Records excerpted from a collection:
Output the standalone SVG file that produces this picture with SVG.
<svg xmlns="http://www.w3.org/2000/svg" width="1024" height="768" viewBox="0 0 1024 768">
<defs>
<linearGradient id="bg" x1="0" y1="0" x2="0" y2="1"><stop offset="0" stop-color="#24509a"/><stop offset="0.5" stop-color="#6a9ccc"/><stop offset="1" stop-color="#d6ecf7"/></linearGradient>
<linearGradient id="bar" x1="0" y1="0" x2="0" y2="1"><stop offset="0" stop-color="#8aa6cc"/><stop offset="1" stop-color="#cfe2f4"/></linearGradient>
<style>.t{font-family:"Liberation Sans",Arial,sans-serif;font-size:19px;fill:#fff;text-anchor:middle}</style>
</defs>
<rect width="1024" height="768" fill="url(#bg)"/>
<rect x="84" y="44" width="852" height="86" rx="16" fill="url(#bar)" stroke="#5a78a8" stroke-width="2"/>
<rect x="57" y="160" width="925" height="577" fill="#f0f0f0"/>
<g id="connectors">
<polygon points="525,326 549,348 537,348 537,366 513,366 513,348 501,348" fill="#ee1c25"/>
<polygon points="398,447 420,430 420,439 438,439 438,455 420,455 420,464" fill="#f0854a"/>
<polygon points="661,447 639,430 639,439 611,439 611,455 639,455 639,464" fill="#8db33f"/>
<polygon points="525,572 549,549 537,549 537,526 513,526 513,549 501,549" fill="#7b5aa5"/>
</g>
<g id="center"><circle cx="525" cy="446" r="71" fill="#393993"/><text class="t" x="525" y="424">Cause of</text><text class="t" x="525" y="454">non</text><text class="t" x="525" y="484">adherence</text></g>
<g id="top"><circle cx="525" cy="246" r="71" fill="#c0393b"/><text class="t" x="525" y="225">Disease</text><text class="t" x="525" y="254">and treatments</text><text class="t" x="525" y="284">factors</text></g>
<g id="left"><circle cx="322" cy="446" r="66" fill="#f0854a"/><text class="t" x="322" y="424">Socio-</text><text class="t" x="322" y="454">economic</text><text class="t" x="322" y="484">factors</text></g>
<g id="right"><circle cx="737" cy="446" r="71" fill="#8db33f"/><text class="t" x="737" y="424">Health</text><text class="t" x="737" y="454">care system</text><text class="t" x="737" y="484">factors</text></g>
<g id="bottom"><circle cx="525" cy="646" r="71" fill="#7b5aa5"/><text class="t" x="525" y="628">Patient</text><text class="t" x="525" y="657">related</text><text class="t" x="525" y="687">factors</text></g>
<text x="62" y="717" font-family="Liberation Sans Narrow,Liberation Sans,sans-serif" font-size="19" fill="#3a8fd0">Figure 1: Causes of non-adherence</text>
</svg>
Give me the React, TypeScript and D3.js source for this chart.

▸ **WRITTEN REQUEST**: Give the records above again, word for word.

▸ **TASK OUTPUT**:
Output the standalone SVG file that produces this picture with SVG.
<svg xmlns="http://www.w3.org/2000/svg" width="1024" height="768" viewBox="0 0 1024 768">
<defs>
<linearGradient id="bg" x1="0" y1="0" x2="0" y2="1"><stop offset="0" stop-color="#24509a"/><stop offset="0.5" stop-color="#6a9ccc"/><stop offset="1" stop-color="#d6ecf7"/></linearGradient>
<linearGradient id="bar" x1="0" y1="0" x2="0" y2="1"><stop offset="0" stop-color="#8aa6cc"/><stop offset="1" stop-color="#cfe2f4"/></linearGradient>
<style>.t{font-family:"Liberation Sans",Arial,sans-serif;font-size:19px;fill:#fff;text-anchor:middle}</style>
</defs>
<rect width="1024" height="768" fill="url(#bg)"/>
<rect x="84" y="44" width="852" height="86" rx="16" fill="url(#bar)" stroke="#5a78a8" stroke-width="2"/>
<rect x="57" y="160" width="925" height="577" fill="#f0f0f0"/>
<g id="connectors">
<polygon points="525,326 549,348 537,348 537,366 513,366 513,348 501,348" fill="#ee1c25"/>
<polygon points="398,447 420,430 420,439 438,439 438,455 420,455 420,464" fill="#f0854a"/>
<polygon points="661,447 639,430 639,439 611,439 611,455 639,455 639,464" fill="#8db33f"/>
<polygon points="525,572 549,549 537,549 537,526 513,526 513,549 501,549" fill="#7b5aa5"/>
</g>
<g id="center"><circle cx="525" cy="446" r="71" fill="#393993"/><text class="t" x="525" y="424">Cause of</text><text class="t" x="525" y="454">non</text><text class="t" x="525" y="484">adherence</text></g>
<g id="top"><circle cx="525" cy="246" r="71" fill="#c0393b"/><text class="t" x="525" y="225">Disease</text><text class="t" x="525" y="254">and treatments</text><text class="t" x="525" y="284">factors</text></g>
<g id="left"><circle cx="322" cy="446" r="66" fill="#f0854a"/><text class="t" x="322" y="424">Socio-</text><text class="t" x="322" y="454">economic</text><text class="t" x="322" y="484">factors</text></g>
<g id="right"><circle cx="737" cy="446" r="71" fill="#8db33f"/><text class="t" x="737" y="424">Health</text><text class="t" x="737" y="454">care system</text><text class="t" x="737" y="484">factors</text></g>
<g id="bottom"><circle cx="525" cy="646" r="71" fill="#7b5aa5"/><text class="t" x="525" y="628">Patient</text><text class="t" x="525" y="657">related</text><text class="t" x="525" y="687">factors</text></g>
<text x="62" y="717" font-family="Liberation Sans Narrow,Liberation Sans,sans-serif" font-size="19" fill="#3a8fd0">Figure 1: Causes of non-adherence</text>
</svg>
Give me the React, TypeScript and D3.js source for this chart.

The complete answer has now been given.